Scott Russell Sanders is the author of 20 books of fiction and nonfiction, including Hunting for Hope, Earth Works, and Divine Animal. Born in Tennessee and reared in Ohio, he studied science and literature at Brown University and earned a Ph.D. in English as a Marshall Scholar at the University of Cambridge. Following graduate school, he joined the faculty of Indiana University, where he recently retired as a distinguished professor of English.

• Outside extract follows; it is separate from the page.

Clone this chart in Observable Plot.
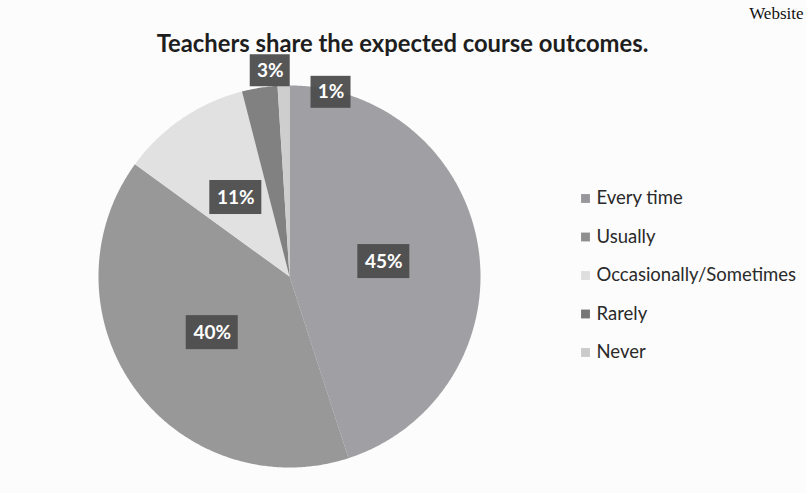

For his writing, Sanders has won the Associated Writing Programs Creative Nonfiction Award, the John Burroughs Essay Award, the Lannan Literary Award, the Mark Twain Award, and the Indiana Authors Award, as well as fellowships from the Guggenheim Foundation and the National Endowment for the Arts. His work has appeared in such magazines as Harper’s, Orion, Audubon, and The Georgia Review and has been reprinted in The Art of the Essay, The Norton Reader, and more than a hundred other anthologies, including the annual Best American Essays. He was elected in 2012 to the American Academy of Arts and Sciences. His new collection of eco-science fiction, Dancing in Dreamtime, will be published in fall 2016, and a new edition of his classic documentary, Stone Country, will appear in 2017.
Sanders’ writing examines the human place in nature, the character of community, the relation between culture and geography, and the search for a spiritual path. He continues to puzzle over why our species is knowingly degrading the conditions for life on Earth, and how—or if—we may be moved to live more wisely.